- What is asked: Set down the listing below verbatim, but only from its first line through the line containing "fig_y = [10.22, 8.88, 4.57, 2.60]".

[Plotting code records]
————
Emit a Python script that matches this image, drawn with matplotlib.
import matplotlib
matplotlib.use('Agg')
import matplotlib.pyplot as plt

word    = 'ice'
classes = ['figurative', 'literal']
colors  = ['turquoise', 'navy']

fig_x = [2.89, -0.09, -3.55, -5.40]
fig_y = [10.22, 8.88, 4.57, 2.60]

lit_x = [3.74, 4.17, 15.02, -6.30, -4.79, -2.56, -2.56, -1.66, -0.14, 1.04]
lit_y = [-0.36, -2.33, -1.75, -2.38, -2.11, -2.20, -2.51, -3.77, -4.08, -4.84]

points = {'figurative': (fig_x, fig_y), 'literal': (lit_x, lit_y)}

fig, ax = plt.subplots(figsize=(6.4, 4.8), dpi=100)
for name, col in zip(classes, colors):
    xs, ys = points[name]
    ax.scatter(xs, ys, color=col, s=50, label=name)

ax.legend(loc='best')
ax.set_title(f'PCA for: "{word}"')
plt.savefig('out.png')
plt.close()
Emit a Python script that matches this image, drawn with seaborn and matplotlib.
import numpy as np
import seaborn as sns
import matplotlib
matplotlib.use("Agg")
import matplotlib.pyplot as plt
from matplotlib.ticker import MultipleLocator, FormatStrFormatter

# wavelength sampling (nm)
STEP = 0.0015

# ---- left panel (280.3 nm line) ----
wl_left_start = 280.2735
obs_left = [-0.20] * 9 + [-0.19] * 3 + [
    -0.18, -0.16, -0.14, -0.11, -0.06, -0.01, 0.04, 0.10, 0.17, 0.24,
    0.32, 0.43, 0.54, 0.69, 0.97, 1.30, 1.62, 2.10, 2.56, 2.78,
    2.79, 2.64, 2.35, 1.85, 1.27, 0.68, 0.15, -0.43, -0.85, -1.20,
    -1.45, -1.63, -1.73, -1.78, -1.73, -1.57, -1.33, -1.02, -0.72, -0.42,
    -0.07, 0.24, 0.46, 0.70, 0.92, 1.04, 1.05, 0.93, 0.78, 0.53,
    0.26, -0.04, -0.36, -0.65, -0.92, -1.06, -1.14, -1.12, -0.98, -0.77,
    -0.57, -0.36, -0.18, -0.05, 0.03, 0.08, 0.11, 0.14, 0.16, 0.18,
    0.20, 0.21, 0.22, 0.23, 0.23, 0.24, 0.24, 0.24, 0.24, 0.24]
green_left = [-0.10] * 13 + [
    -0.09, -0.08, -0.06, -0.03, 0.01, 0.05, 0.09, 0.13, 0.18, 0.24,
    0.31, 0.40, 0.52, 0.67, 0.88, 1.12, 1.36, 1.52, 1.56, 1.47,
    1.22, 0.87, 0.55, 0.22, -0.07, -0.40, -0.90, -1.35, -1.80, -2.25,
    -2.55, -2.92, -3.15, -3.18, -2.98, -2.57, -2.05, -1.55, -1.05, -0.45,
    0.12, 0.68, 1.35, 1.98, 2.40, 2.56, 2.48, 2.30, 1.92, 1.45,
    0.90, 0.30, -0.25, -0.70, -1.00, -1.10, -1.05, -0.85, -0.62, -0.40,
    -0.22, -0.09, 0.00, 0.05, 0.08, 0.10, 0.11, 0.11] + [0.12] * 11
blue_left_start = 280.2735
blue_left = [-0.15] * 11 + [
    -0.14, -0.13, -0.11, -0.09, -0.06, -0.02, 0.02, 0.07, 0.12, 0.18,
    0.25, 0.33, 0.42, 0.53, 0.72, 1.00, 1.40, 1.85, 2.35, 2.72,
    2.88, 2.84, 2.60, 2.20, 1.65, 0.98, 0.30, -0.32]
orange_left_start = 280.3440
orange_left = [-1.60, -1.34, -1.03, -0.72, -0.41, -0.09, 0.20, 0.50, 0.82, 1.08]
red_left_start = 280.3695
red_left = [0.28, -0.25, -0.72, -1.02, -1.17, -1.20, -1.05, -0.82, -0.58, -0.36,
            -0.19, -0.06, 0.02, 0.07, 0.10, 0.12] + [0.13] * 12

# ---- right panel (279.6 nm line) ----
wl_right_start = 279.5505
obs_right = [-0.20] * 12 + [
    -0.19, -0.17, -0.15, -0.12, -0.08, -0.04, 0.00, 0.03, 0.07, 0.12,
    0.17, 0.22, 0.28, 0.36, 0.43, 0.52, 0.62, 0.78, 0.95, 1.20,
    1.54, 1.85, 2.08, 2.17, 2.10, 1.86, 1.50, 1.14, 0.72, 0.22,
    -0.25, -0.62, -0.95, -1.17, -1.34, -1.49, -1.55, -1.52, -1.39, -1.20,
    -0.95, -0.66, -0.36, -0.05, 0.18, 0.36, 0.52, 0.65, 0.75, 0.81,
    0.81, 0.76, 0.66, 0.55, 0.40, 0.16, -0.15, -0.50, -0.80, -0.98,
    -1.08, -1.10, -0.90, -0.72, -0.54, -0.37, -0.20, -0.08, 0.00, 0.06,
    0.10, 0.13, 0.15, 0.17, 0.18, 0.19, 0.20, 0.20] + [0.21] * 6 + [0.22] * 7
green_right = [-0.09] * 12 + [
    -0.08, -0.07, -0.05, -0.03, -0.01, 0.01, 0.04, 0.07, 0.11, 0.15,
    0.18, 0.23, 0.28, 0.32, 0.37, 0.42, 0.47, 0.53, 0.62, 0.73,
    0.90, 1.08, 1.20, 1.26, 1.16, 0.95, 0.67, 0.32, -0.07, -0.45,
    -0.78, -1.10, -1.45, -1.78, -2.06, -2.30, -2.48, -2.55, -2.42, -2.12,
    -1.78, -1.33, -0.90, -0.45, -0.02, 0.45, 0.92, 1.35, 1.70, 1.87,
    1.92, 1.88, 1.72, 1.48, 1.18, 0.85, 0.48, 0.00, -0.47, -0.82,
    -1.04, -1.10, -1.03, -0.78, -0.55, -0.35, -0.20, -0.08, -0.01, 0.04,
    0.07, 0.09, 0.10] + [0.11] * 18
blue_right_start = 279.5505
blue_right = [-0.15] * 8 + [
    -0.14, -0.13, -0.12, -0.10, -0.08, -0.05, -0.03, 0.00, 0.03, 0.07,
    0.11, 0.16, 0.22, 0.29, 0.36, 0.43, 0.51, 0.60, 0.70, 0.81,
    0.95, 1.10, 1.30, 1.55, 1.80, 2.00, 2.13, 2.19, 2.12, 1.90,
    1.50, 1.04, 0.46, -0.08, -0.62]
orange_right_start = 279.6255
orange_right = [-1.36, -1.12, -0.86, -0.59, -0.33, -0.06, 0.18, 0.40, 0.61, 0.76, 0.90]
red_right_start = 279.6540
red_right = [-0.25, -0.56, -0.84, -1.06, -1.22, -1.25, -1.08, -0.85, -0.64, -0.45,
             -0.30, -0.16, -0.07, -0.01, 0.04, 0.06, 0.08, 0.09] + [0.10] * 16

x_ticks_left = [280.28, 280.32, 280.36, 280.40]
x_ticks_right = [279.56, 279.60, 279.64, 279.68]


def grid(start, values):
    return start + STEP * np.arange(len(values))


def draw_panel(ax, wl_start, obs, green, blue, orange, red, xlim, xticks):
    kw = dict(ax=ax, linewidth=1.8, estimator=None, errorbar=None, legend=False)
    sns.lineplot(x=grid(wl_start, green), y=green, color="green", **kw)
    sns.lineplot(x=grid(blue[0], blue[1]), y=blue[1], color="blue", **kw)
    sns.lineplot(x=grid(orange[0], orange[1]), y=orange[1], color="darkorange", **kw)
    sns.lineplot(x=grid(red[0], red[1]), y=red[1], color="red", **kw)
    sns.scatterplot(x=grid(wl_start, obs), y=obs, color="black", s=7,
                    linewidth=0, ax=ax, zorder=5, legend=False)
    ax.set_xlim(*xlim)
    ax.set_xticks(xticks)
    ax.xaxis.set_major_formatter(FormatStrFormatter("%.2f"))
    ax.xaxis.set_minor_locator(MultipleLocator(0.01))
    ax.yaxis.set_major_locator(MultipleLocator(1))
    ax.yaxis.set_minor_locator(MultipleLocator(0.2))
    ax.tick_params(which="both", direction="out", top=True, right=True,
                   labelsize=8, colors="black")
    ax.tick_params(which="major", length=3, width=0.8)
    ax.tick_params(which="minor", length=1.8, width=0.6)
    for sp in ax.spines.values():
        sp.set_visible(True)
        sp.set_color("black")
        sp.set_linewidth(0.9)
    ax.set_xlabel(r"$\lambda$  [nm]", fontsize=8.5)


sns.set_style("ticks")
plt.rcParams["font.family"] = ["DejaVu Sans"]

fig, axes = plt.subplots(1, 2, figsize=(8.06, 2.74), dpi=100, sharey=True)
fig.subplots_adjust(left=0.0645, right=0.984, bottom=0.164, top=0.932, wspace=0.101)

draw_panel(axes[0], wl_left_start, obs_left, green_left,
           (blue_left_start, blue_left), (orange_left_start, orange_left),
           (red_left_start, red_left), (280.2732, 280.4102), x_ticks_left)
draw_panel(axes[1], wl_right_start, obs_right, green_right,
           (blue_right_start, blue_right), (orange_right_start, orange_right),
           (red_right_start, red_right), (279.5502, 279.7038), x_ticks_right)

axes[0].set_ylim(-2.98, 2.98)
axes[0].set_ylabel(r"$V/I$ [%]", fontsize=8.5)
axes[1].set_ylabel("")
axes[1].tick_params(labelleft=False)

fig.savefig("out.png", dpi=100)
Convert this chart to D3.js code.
————
- Written solution:
Emit a Python script that matches this image, drawn with matplotlib.
import matplotlib
matplotlib.use('Agg')
import matplotlib.pyplot as plt

word    = 'ice'
classes = ['figurative', 'literal']
colors  = ['turquoise', 'navy']

fig_x = [2.89, -0.09, -3.55, -5.40]
fig_y = [10.22, 8.88, 4.57, 2.60]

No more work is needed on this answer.